Most term insurance products that are offered to the public right now are often ten-year level term insurance or twenty-year level term insurance that after the ten or the twenty years, the insurance company, even if you still want their insurance, they exit out of the contract. So, a person might have a $100,000, a $250,000, a $500,000, or a $1,000,000 worth of life insurance for ten, fifteen, or twenty years, but when that time lapses, you went from one day that you have an asset of a million dollars to the next day it is totally gone. It’s something that you can’t keep even if you want to.

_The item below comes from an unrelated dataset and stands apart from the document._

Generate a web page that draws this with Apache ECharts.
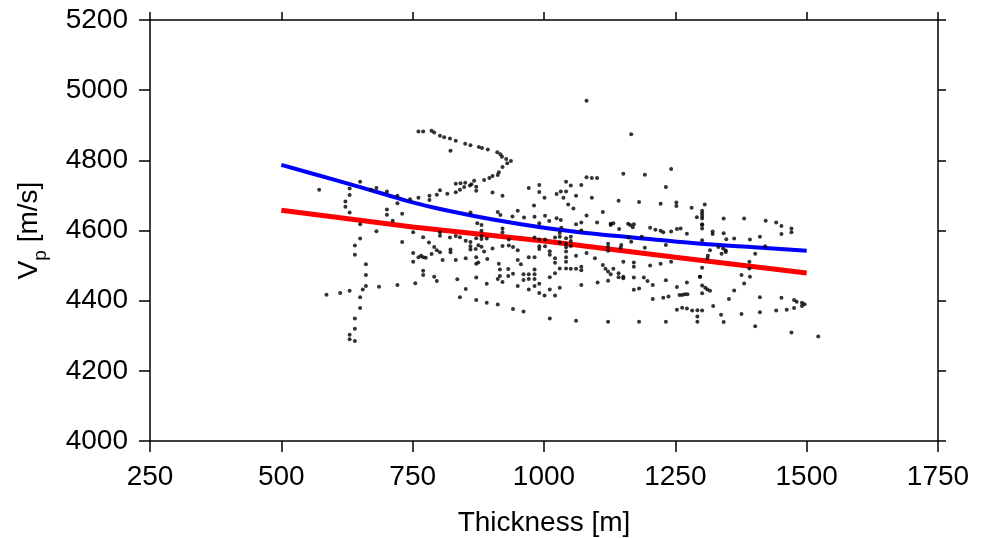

If you want something that you can keep for your whole life, there’s a way to be able to do it and a way to be able to do it economically. This will allow you to have the freedom to allow you to be in the driver’s seat so you can decide when you enter into the contract and IF and WHEN you exit it. You can learn more about this from my book Investments Don’t Hug: Embracing the Life Insurance Asset, and if you would like to know more about my book, simply explore my website at www.investmentsdonthug.com.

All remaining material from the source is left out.